**** RECORDS FOR THE TASK

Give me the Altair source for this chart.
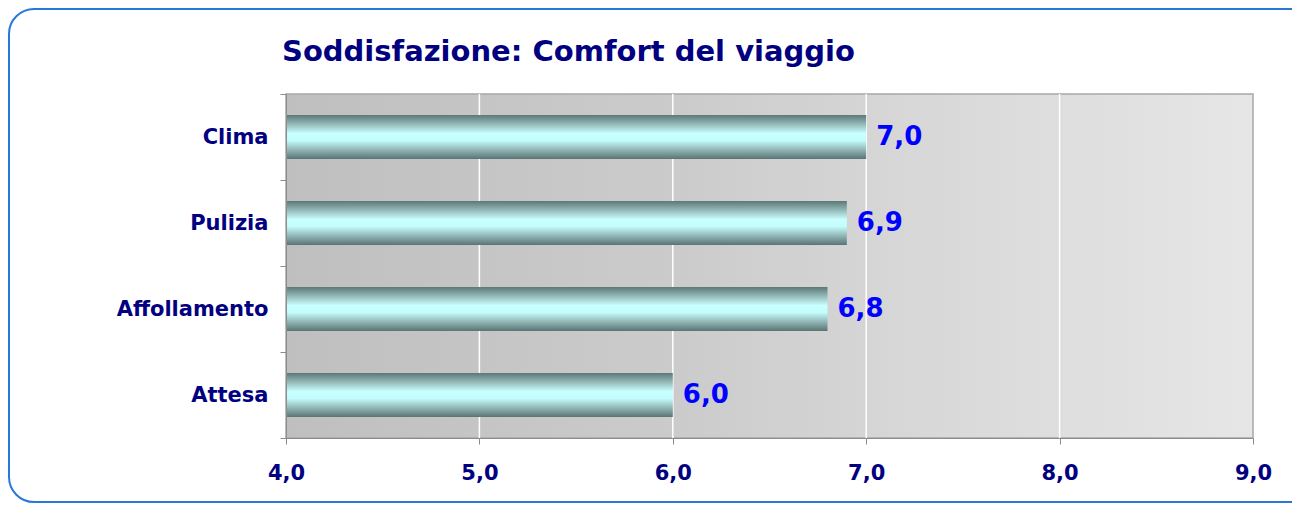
import altair as alt
import pandas as pd

categories = ["Clima", "Pulizia", "Affollamento", "Attesa"]
values = [7.0, 6.9, 6.8, 6.0]
x_ticks = [4, 5, 6, 7, 8, 9]
grid_values = [5, 6, 7, 8]
title_text = "Soddisfazione: Comfort del viaggio"

df = pd.DataFrame({"category": categories, "value": values})
grid_df = pd.DataFrame({"g": grid_values})
title_df = pd.DataFrame({"t": [title_text]})

FONT = "DejaVu Sans"
NAVY = "#000080"
W, H = 967, 344

frame = alt.Chart(pd.DataFrame({"a": [0]})).mark_rect(
    cornerRadius=25, fill="white", stroke="#2878d8", strokeWidth=2
).encode(
    x=alt.value(-277), x2=alt.value(1040), y=alt.value(-85), y2=alt.value(408)
)

bg = alt.Chart(pd.DataFrame({"a": [0]})).mark_rect(
    fill=alt.LinearGradient(
        gradient="linear", x1=0, x2=1, y1=0, y2=0,
        stops=[
            alt.GradientStop(offset=0, color="#bfbfbf"),
            alt.GradientStop(offset=0.4, color="#cbcbcb"),
            alt.GradientStop(offset=0.7, color="#dadada"),
            alt.GradientStop(offset=1, color="#e6e6e6"),
        ],
    ),
    stroke="#a8a8a8", strokeWidth=1.5,
).encode(x=alt.value(0), x2=alt.value(W), y=alt.value(0), y2=alt.value(H))

xscale = alt.Scale(domain=[4, 9], nice=False, zero=False)
yscale = alt.Scale(paddingInner=0, paddingOuter=0)

x_axis = alt.Axis(
    title=None, values=x_ticks, grid=False, zindex=1, labelFlush=False,
    labelExpr="replace(format(datum.value, '.1f'), '.', ',')",
    labelFont=FONT, labelFontSize=21, labelFontWeight="bold",
    labelColor=NAVY, labelPadding=18, tickSize=6,
    tickColor="#8c8c8c", domainColor="#8c8c8c",
)
y_axis = alt.Axis(
    title=None, grid=False, zindex=1, tickBand="extent",
    labelFont=FONT, labelFontSize=21, labelFontWeight="bold",
    labelColor=NAVY, labelPadding=12, tickSize=6,
    tickColor="#8c8c8c", domainColor="#8c8c8c",
)

grid = alt.Chart(grid_df).mark_rule(color="white", strokeWidth=1.5).encode(
    x=alt.X("g:Q", scale=xscale, axis=x_axis)
)

bar_grad = alt.LinearGradient(
    gradient="linear", x1=0, x2=0, y1=0, y2=1,
    stops=[
        alt.GradientStop(offset=0, color="#5c7878"),
        alt.GradientStop(offset=0.2, color="#92b6b6"),
        alt.GradientStop(offset=0.42, color="#c8ffff"),
        alt.GradientStop(offset=0.58, color="#c4fbfb"),
        alt.GradientStop(offset=0.8, color="#8fb3b3"),
        alt.GradientStop(offset=1, color="#5a7474"),
    ],
)

bars = alt.Chart(df).mark_bar(size=44, fill=bar_grad).encode(
    x=alt.X("value:Q", scale=xscale, axis=x_axis),
    x2=alt.datum(4),
    y=alt.Y("category:N", sort=categories, scale=yscale, axis=y_axis),
)

labels = alt.Chart(df).transform_calculate(
    label="replace(format(datum.value, '.1f'), '.', ',')"
).mark_text(
    align="left", baseline="middle", dx=10, font=FONT, fontSize=26,
    fontWeight="bold", color="#0000ff",
).encode(
    x=alt.X("value:Q", scale=xscale, axis=x_axis),
    y=alt.Y("category:N", sort=categories, scale=yscale, axis=y_axis),
    text="label:N",
)

title = alt.Chart(title_df).mark_text(
    align="left", baseline="alphabetic", font=FONT, fontSize=29,
    fontWeight="bold", color=NAVY,
).encode(x=alt.value(-4), y=alt.value(-33), text="t:N")

chart = alt.layer(frame, bg, grid, bars, labels, title).properties(
    width=W, height=H,
    autosize=alt.AutoSizeParams(type="none"),
    padding={"left": 278, "top": 86, "right": 39, "bottom": 66},
).configure_view(stroke=None)

chart.save("out.html", embed_options={"renderer": "svg", "actions": False})
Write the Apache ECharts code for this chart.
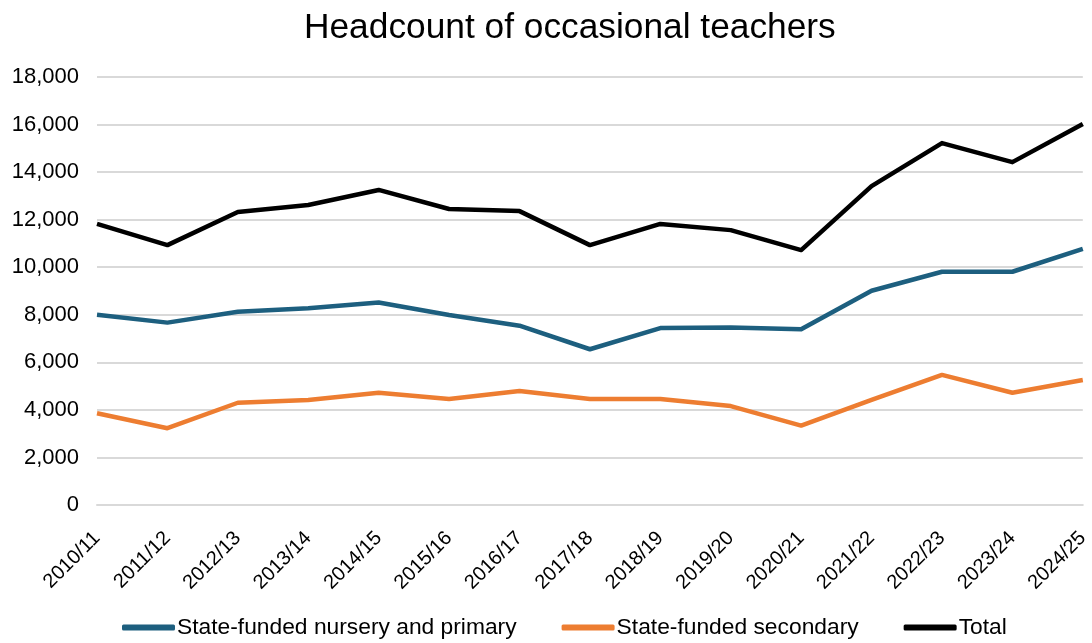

********

**TASK TO COMPLETE:**
Where a line of the entries contains the word "this", copy that line.

**TASK RESPONSE:**
Give me the Altair source for this chart.
Write the Apache ECharts code for this chart.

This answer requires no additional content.